Last Monday night, an example of this phenomenon aired on the Reelz channel, a film called Injustice that received almost no news coverage except by piggy-backing off publicity for the critically-acclaimed film Hot Coffee, and even so, was covered mostly by a few legal blogs like Above the Law, which lambasted it saying, “I’m not sure if anyone was even able to watch it. And if they had been able to do so, I’m pretty sure they would have changed the channel pretty quickly….” (We were happy to see them pick up our “this isn’t a film, it’s an infomercial” theme! ) Even noted film and media scholar Patricia Aufderheide, professor of Film and Media Arts in the School of Communication at American University and director of the Center for Social Media, noticed, tweeting: Dueling documentaries ; looks like the big-biz folks aren’t as good filmmakers….
On the other side of that coin, once again tonight HBO airs another very powerful documentary film, called Mann v. Ford, by co-directors Maro Chermayeff and Micah Fink, which showcases how vitally important the civil justice system and plaintiff’s lawyers are to help communities seek justice when powerful corporations have harmed them. Here is what HBO says about it:
The Ramapough Mountain Indians have lived in the hills and forests of northern New Jersey, less than 40 miles from midtown Manhattan, for hundreds of years. In the 1960s, their neighbor in nearby Mahwah, the Ford Motor Company, bought their land and began dumping toxic waste in the woods and abandoned iron mines surrounding their homes. Ford has acknowledged the dumping.
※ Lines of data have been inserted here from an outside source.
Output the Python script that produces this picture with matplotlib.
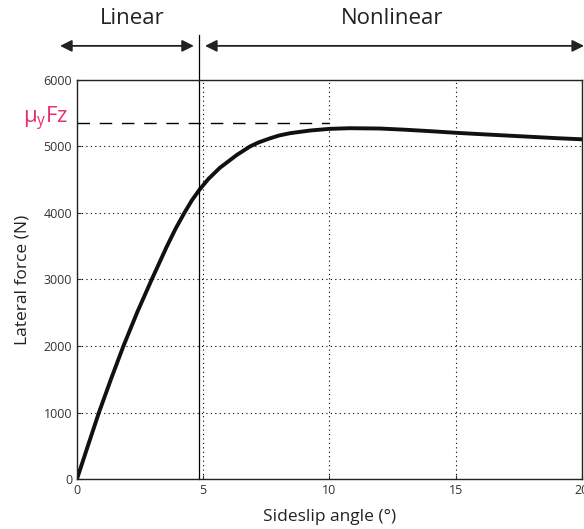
import numpy as np
import matplotlib
matplotlib.use("Agg")
import matplotlib.pyplot as plt

plt.rcParams['font.family'] = ['Open Sans', 'DejaVu Sans']
plt.rcParams['mathtext.fontset'] = 'custom'
plt.rcParams['mathtext.rm'] = 'Open Sans'
plt.rcParams['mathtext.it'] = 'Open Sans'

# curve
slip = [0, 0.40, 0.87, 1.35, 1.84, 2.40, 2.96, 3.55, 3.9, 4.25, 4.55, 4.85,
        5.2, 5.66, 6.32, 6.85, 7.2, 7.64, 8.0, 8.44, 9.23, 10.0, 10.8, 12,
        13, 14, 15, 16, 17, 18, 19, 20]
force = [0, 462, 1000, 1505, 2000, 2520, 3000, 3490, 3760, 4000, 4190, 4350,
         4510, 4680, 4870, 5000, 5062, 5122, 5165, 5200, 5240, 5265, 5275,
         5270, 5252, 5230, 5206, 5185, 5165, 5145, 5125, 5108]

mu_fz = 5357
limit = 4.85

fig = plt.figure(figsize=(5.84, 5.29), dpi=100)
ax = fig.add_axes([0.1318, 0.0945, 0.8648, 0.7543])

ax.plot(slip, force, color='#111111', lw=2.8, solid_capstyle='round',
        solid_joinstyle='round')

#mu*Fz level
ax.plot([0, 10], [mu_fz, mu_fz], color='black', lw=1, dashes=(9, 7))

#boundary between linear and nonlinear parts
ax.plot([limit, limit], [0, 6670], color='black', lw=0.9, clip_on=False)

ax.set_xlim(0, 20)
ax.set_ylim(0, 6000)
ax.set_xticks([0, 5, 10, 15, 20])
ax.set_yticks([0, 1000, 2000, 3000, 4000, 5000, 6000])
ax.grid(True, color='black', linestyle=(0, (1, 3)), lw=0.8)
ax.tick_params(direction='in', length=3, labelsize=9, colors='#333333')
for s in ax.spines.values():
    s.set_linewidth(1.0)
    s.set_color('#222222')

ax.set_xlabel('Sideslip angle (°)', fontsize=12.5, labelpad=9, color='#222222')
ax.set_ylabel('Lateral force (N)', fontsize=12.5, labelpad=9, color='#222222')

ax.text(-0.35, mu_fz + 60, r'$\mathrm{\mu_{y}Fz}$', color='#e8306a', fontsize=16,
        ha='right', va='center', clip_on=False)

#region arrows
arrow = dict(arrowstyle='<|-|>,head_width=0.35,head_length=0.7', color='#222222',
             lw=1.3, shrinkA=0, shrinkB=0)
ax.annotate('', xy=(-0.67, 6513), xytext=(4.63, 6513), arrowprops=arrow,
            annotation_clip=False)
ax.annotate('', xy=(5.07, 6513), xytext=(20.08, 6513), arrowprops=arrow,
            annotation_clip=False)
ax.text(2.2, 6920, 'Linear', fontsize=16, ha='center', va='center', color='#222222')
ax.text(12.5, 6920, 'Nonlinear', fontsize=16, ha='center', va='center', color='#222222')

fig.savefig('out.png', dpi=100)
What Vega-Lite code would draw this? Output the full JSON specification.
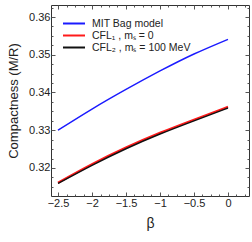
{
  "$schema": "https://vega.github.io/schema/vega-lite/v6.json",
  "width": 198,
  "height": 191,
  "autosize": {"type": "none"},
  "padding": {"left": 51, "top": 5, "right": 3, "bottom": 46},
  "background": "white",
  "config": {
    "font": "Liberation Sans",
    "view": {"stroke": "#333333", "strokeWidth": 1},
    "axis": {"domain": false, "grid": false, "tickColor": "#555555", "labelColor": "#222222", "titleColor": "#222222", "labelFont": "Liberation Sans", "titleFont": "Liberation Sans", "titleFontWeight": "normal", "labelFontSize": 11}
  },
  "data": {
    "values": [
      {"beta": -2.5, "c": 0.3300, "model": "MIT Bag model"},
      {"beta": -2.0, "c": 0.3356, "model": "MIT Bag model"},
      {"beta": -1.5, "c": 0.3408, "model": "MIT Bag model"},
      {"beta": -1.0, "c": 0.3457, "model": "MIT Bag model"},
      {"beta": -0.5, "c": 0.3502, "model": "MIT Bag model"},
      {"beta": 0.0, "c": 0.3541, "model": "MIT Bag model"},
      {"beta": -2.5, "c": 0.3161, "model": "CFL₁ , mₛ = 0"},
      {"beta": -2.0, "c": 0.3210, "model": "CFL₁ , mₛ = 0"},
      {"beta": -1.5, "c": 0.3254, "model": "CFL₁ , mₛ = 0"},
      {"beta": -1.0, "c": 0.3293, "model": "CFL₁ , mₛ = 0"},
      {"beta": -0.5, "c": 0.3328, "model": "CFL₁ , mₛ = 0"},
      {"beta": 0.0, "c": 0.3362, "model": "CFL₁ , mₛ = 0"},
      {"beta": -2.5, "c": 0.3159, "model": "CFL₂ , mₛ = 100 MeV"},
      {"beta": -2.0, "c": 0.3207, "model": "CFL₂ , mₛ = 100 MeV"},
      {"beta": -1.5, "c": 0.3251, "model": "CFL₂ , mₛ = 100 MeV"},
      {"beta": -1.0, "c": 0.3290, "model": "CFL₂ , mₛ = 100 MeV"},
      {"beta": -0.5, "c": 0.3325, "model": "CFL₂ , mₛ = 100 MeV"},
      {"beta": 0.0, "c": 0.3359, "model": "CFL₂ , mₛ = 100 MeV"}
    ]
  },
  "resolve": {"axis": {"x": "independent", "y": "independent"}},
  "layer": [
    {
      "mark": {"type": "line", "opacity": 0},
      "encoding": {
        "x": {"field": "beta", "type": "quantitative", "scale": {"domain": [-2.603, 0.309], "nice": false, "zero": false},
          "axis": {"orient": "top", "values": [-2.5, -2, -1.5, -1, -0.5, 0], "labels": false, "tickSize": -4, "title": null}},
        "y": {"field": "c", "type": "quantitative", "scale": {"domain": [0.31258, 0.36318], "nice": false, "zero": false},
          "axis": {"orient": "right", "values": [0.32, 0.33, 0.34, 0.35, 0.36], "labels": false, "tickSize": -4, "title": null}},
        "detail": {"field": "model"}
      }
    },
    {
      "mark": {"type": "line", "opacity": 0},
      "encoding": {
        "x": {"field": "beta", "type": "quantitative",
          "axis": {"orient": "top", "values": [-2.375, -2.25, -2.125, -1.875, -1.75, -1.625, -1.375, -1.25, -1.125, -0.875, -0.75, -0.625, -0.375, -0.25, -0.125, 0.125, 0.25], "labels": false, "tickSize": -2, "title": null}},
        "y": {"field": "c", "type": "quantitative",
          "axis": {"orient": "right", "values": [0.315, 0.3175, 0.3225, 0.325, 0.3275, 0.3325, 0.335, 0.3375, 0.3425, 0.345, 0.3475, 0.3525, 0.355, 0.3575, 0.3625], "labels": false, "tickSize": -2, "title": null}},
        "detail": {"field": "model"}
      }
    },
    {
      "mark": {"type": "line", "opacity": 0},
      "encoding": {
        "x": {"field": "beta", "type": "quantitative",
          "axis": {"orient": "bottom", "values": [-2.375, -2.25, -2.125, -1.875, -1.75, -1.625, -1.375, -1.25, -1.125, -0.875, -0.75, -0.625, -0.375, -0.25, -0.125, 0.125, 0.25], "labels": false, "tickSize": -2, "title": null}},
        "y": {"field": "c", "type": "quantitative",
          "axis": {"orient": "left", "values": [0.315, 0.3175, 0.3225, 0.325, 0.3275, 0.3325, 0.335, 0.3375, 0.3425, 0.345, 0.3475, 0.3525, 0.355, 0.3575, 0.3625], "labels": false, "tickSize": -2, "title": null}},
        "detail": {"field": "model"}
      }
    },
    {
      "transform": [{"filter": "datum.model === 'CFL₁ , mₛ = 0'"}],
      "mark": {"type": "line", "interpolate": "natural", "strokeWidth": 2.2},
      "encoding": {
        "x": {"field": "beta", "type": "quantitative", "axis": null},
        "y": {"field": "c", "type": "quantitative", "axis": null},
        "color": {"field": "model", "type": "nominal",
          "scale": {"domain": ["MIT Bag model", "CFL₁ , mₛ = 0", "CFL₂ , mₛ = 100 MeV"], "range": ["#1a1aff", "#ff1a1a", "#111111"]},
          "sort": ["MIT Bag model", "CFL₁ , mₛ = 0", "CFL₂ , mₛ = 100 MeV"],
          "legend": {"orient": "none", "legendX": 16.5, "legendY": 12, "title": null, "symbolType": "M-2,0H2", "symbolSize": 121, "symbolStrokeWidth": 2, "labelFontSize": 10.5, "labelFont": "Liberation Sans", "labelColor": "#222222", "rowPadding": 0, "labelOffset": 11.5, "padding": 0}}
      }
    },
    {
      "transform": [{"filter": "datum.model !== 'CFL₁ , mₛ = 0'"}],
      "mark": {"type": "line", "interpolate": "natural", "strokeWidth": 1.4},
      "encoding": {
        "x": {"field": "beta", "type": "quantitative",
          "axis": {"orient": "bottom", "values": [-2.5, -2, -1.5, -1, -0.5, 0], "format": "~g", "tickSize": -4, "labelPadding": 5, "title": "β", "titleFontSize": 14, "titlePadding": 8}},
        "y": {"field": "c", "type": "quantitative",
          "axis": {"orient": "left", "values": [0.32, 0.33, 0.34, 0.35, 0.36], "format": ".2f", "tickSize": -4, "labelPadding": 5, "title": "Compactness (M/R)", "titleFontSize": 13, "titlePadding": 8}},
        "color": {"field": "model", "type": "nominal",
          "scale": {"domain": ["MIT Bag model", "CFL₁ , mₛ = 0", "CFL₂ , mₛ = 100 MeV"], "range": ["#1a1aff", "#ff1a1a", "#111111"]},
          "sort": ["MIT Bag model", "CFL₁ , mₛ = 0", "CFL₂ , mₛ = 100 MeV"],
          "legend": {"orient": "none", "legendX": 16.5, "legendY": 12, "title": null, "symbolType": "M-2,0H2", "symbolSize": 121, "symbolStrokeWidth": 2, "labelFontSize": 10.5, "labelFont": "Liberation Sans", "labelColor": "#222222", "rowPadding": 0, "labelOffset": 11.5, "padding": 0}}
      }
    }
  ]
}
In the 1980s, the Ramapough’s homeland was placed on the Environmental Protection Agency’s list of federally monitored Superfund sites – and supposedly cleaned up by Ford. However, thousands of tons of toxic waste were left behind. In 2006, the residents of Upper Ringwood, after suffering for years from a range of mysterious ailments, including deadly cancers, skin rashes and high rates of miscarriage, filed a mass action lawsuit seeking millions of dollars from Ford as compensation for their suffering. Ford denied all responsibility for the illnesses devastating the community and claimed its flawed cleanup had fully complied with all EPA rules.
MANN v. FORD tells the story of a small community’s epic battle against two American giants: the Ford Motor Company and the Environmental Protection Agency, which failed to ensure that Ford cleaned the land of deadly toxins and erroneously declared the community safe and clean of toxic waste. The documentary debuts MONDAY, JULY 18 (9:00-10:45 p.m. ET/PT), exclusively on HBO.
Impressive. We should point out the New Jersey newspaper, The Record (reporters Jan Barry, Thomas E. Franklin, Mary Jo Layton, Tim Nostrand, Alex Nussbaum,Tom Troncone, Debra Lynn Vial, Lindy Washburn, Barbara Williams) initially broke this story for the wider public in an award-winning series called Toxic Legacy. The paper’s web site says,
A generation ago, the Ford Motor Company churned out six millions cars and trucks at a sprawling assembly plant in Mahwah. But that remarkable production came at a cost. Before the plant closed in 1980, it also generated an ocean of pollution that was dumped in the forests of North Jersey, contaminating a mountain community in Ringwood and threatening the region’s most important watershed.
In 2005, a team of reporters from The Record spent months conducting an investigation of the failed cleanups that had taken place up to that point, and documenting its impact on the people living amid the waste.
So again, the film aired on MONDAY, JULY 18 (9:00-10:45 p.m. ET/PT), exclusively on HBO.